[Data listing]
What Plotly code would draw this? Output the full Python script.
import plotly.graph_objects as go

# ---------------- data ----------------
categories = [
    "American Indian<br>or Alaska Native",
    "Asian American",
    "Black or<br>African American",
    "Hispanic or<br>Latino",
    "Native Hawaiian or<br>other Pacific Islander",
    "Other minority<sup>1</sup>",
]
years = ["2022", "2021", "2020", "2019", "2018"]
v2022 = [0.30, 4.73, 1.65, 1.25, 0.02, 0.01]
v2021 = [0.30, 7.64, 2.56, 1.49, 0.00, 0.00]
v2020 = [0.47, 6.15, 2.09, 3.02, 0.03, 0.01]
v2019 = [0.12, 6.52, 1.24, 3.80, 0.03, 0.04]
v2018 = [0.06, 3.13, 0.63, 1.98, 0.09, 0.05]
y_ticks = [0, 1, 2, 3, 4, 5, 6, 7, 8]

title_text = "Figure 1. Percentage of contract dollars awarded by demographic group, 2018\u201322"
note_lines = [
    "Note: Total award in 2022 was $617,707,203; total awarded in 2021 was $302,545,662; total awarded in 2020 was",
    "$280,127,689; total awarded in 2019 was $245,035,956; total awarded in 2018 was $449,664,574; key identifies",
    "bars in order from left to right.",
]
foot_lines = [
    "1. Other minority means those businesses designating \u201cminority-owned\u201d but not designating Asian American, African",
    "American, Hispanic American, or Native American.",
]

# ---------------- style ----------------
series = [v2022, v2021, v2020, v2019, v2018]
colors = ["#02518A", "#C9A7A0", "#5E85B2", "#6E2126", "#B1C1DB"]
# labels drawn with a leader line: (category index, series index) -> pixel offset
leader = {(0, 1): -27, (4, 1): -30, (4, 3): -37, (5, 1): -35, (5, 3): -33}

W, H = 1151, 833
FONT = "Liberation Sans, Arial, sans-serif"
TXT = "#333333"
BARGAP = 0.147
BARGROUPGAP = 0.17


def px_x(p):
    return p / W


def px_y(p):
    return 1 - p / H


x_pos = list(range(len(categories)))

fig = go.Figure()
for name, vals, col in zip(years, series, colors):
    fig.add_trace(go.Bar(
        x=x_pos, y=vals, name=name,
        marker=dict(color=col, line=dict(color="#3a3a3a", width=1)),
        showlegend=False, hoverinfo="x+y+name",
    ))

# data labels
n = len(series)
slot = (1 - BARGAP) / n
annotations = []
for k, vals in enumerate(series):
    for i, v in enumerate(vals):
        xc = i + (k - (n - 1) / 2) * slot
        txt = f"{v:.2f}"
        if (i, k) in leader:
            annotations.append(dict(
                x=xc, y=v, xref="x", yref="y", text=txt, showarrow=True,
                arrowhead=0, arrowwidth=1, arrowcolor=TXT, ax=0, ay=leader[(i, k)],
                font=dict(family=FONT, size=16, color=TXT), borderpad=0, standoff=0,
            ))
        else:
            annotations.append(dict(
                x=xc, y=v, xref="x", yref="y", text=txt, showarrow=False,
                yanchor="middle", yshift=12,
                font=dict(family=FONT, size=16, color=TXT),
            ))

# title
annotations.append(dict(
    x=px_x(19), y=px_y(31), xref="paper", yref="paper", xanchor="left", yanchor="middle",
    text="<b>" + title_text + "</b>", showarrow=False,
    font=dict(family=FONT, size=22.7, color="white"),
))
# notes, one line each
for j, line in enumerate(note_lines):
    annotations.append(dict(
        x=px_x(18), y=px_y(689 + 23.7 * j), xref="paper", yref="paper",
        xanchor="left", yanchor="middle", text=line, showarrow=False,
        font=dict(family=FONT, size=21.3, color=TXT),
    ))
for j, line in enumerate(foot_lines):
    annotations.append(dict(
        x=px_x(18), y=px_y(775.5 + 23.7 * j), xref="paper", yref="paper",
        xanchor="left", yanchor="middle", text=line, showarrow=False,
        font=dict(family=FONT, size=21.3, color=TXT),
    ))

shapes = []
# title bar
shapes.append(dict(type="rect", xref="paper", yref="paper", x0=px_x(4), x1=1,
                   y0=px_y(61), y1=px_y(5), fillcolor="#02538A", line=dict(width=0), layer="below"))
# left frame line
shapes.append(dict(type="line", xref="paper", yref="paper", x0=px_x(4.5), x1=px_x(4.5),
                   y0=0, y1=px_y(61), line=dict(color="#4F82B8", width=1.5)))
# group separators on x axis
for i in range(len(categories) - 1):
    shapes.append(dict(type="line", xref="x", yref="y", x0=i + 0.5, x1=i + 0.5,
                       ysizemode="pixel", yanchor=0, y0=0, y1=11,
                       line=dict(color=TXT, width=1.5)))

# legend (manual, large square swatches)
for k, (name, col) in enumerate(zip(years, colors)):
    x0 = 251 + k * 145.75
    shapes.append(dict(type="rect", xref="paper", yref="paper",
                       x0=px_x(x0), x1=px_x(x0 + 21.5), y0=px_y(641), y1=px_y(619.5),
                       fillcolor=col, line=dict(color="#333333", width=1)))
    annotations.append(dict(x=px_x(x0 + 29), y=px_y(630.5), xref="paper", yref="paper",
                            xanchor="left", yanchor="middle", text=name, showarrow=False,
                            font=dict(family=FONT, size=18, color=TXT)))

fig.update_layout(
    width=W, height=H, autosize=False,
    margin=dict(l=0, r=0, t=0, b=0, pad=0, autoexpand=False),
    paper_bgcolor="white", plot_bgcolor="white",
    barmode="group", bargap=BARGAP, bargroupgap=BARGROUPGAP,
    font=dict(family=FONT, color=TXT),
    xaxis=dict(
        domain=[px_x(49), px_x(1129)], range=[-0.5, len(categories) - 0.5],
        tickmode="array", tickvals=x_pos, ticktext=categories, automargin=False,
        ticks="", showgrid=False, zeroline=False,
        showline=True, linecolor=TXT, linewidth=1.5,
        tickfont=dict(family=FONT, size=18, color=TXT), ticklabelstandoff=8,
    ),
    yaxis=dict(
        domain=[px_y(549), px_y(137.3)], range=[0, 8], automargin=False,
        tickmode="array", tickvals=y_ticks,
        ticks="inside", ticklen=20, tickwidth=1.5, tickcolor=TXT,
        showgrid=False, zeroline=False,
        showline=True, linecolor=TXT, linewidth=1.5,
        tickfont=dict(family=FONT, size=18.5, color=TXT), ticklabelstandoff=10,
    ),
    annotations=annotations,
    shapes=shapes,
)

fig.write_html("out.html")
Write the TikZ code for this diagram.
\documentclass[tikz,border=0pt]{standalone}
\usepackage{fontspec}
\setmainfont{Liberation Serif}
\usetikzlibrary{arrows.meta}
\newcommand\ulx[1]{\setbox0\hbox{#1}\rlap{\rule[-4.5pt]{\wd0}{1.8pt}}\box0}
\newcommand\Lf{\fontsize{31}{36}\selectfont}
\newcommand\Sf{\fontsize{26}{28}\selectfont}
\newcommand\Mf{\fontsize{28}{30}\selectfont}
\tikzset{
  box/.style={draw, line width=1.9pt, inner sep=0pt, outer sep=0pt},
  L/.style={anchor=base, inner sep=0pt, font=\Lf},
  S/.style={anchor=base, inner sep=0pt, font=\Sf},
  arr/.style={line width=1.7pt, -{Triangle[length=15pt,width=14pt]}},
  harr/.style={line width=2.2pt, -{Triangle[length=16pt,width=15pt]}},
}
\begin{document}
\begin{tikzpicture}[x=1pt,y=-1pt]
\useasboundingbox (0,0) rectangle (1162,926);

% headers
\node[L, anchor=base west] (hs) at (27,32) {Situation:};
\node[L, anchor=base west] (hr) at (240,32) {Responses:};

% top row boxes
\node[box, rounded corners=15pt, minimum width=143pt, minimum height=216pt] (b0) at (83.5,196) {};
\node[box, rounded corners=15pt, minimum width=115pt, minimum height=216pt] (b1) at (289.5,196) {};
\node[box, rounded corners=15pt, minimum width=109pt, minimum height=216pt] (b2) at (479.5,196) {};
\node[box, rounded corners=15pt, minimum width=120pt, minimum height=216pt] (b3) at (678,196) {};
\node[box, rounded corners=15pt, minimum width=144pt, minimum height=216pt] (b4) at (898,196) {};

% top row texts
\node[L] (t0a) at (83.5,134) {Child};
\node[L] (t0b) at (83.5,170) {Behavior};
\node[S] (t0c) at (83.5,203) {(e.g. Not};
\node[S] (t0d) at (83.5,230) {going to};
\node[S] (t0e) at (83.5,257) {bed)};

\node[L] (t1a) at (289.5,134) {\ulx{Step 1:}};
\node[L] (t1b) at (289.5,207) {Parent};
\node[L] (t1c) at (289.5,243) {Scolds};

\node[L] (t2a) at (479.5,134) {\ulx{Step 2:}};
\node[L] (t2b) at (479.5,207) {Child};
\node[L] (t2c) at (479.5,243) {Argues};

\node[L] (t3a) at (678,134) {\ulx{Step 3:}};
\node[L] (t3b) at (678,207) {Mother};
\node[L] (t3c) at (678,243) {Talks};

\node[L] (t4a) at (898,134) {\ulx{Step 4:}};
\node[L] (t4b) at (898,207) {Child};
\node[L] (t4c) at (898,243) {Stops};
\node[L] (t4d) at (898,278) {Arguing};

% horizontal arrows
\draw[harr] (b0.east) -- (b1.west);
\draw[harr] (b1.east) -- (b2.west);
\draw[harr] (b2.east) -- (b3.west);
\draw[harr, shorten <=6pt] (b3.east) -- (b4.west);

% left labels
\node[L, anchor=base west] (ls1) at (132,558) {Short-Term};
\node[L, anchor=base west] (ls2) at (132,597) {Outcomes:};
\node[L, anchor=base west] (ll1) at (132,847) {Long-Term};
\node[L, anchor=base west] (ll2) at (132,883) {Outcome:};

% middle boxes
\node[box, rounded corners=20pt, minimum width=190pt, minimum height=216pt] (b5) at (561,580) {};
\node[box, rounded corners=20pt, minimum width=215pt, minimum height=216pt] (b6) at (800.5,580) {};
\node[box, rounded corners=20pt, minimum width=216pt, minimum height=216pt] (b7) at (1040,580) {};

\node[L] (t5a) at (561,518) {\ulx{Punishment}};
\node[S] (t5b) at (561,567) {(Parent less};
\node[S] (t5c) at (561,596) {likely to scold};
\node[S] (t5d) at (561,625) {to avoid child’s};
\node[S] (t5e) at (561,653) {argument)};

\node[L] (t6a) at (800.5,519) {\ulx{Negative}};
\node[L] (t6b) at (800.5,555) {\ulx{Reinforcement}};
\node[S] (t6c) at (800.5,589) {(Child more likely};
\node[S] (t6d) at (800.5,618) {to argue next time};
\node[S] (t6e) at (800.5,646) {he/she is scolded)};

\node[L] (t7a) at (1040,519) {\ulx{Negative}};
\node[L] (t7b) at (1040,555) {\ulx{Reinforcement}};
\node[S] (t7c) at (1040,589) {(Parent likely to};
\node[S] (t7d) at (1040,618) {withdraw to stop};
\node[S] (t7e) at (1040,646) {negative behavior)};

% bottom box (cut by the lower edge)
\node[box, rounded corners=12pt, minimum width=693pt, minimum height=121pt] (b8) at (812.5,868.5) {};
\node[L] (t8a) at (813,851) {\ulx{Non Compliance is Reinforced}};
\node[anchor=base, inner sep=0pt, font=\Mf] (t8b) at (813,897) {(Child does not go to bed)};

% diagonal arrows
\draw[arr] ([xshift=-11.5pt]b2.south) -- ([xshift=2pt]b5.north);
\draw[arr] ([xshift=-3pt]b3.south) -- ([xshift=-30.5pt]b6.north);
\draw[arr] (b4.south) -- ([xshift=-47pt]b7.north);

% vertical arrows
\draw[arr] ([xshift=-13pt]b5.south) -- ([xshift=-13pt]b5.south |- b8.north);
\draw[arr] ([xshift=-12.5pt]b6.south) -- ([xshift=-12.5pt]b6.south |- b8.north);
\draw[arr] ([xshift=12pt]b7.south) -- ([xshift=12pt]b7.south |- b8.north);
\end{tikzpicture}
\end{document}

### Task statement
Exactly the lines from the line containing "Write the TikZ code for this diagram." to the line containing "(t0e) at (83.5,257)", both included, are to be set down; no other line belongs in the answer.

### Response
Write the TikZ code for this diagram.
\documentclass[tikz,border=0pt]{standalone}
\usepackage{fontspec}
\setmainfont{Liberation Serif}
\usetikzlibrary{arrows.meta}
\newcommand\ulx[1]{\setbox0\hbox{#1}\rlap{\rule[-4.5pt]{\wd0}{1.8pt}}\box0}
\newcommand\Lf{\fontsize{31}{36}\selectfont}
\newcommand\Sf{\fontsize{26}{28}\selectfont}
\newcommand\Mf{\fontsize{28}{30}\selectfont}
\tikzset{
  box/.style={draw, line width=1.9pt, inner sep=0pt, outer sep=0pt},
  L/.style={anchor=base, inner sep=0pt, font=\Lf},
  S/.style={anchor=base, inner sep=0pt, font=\Sf},
  arr/.style={line width=1.7pt, -{Triangle[length=15pt,width=14pt]}},
  harr/.style={line width=2.2pt, -{Triangle[length=16pt,width=15pt]}},
}
\begin{document}
\begin{tikzpicture}[x=1pt,y=-1pt]
\useasboundingbox (0,0) rectangle (1162,926);

% headers
\node[L, anchor=base west] (hs) at (27,32) {Situation:};
\node[L, anchor=base west] (hr) at (240,32) {Responses:};

% top row boxes
\node[box, rounded corners=15pt, minimum width=143pt, minimum height=216pt] (b0) at (83.5,196) {};
\node[box, rounded corners=15pt, minimum width=115pt, minimum height=216pt] (b1) at (289.5,196) {};
\node[box, rounded corners=15pt, minimum width=109pt, minimum height=216pt] (b2) at (479.5,196) {};
\node[box, rounded corners=15pt, minimum width=120pt, minimum height=216pt] (b3) at (678,196) {};
\node[box, rounded corners=15pt, minimum width=144pt, minimum height=216pt] (b4) at (898,196) {};

% top row texts
\node[L] (t0a) at (83.5,134) {Child};
\node[L] (t0b) at (83.5,170) {Behavior};
\node[S] (t0c) at (83.5,203) {(e.g. Not};
\node[S] (t0d) at (83.5,230) {going to};
\node[S] (t0e) at (83.5,257) {bed)};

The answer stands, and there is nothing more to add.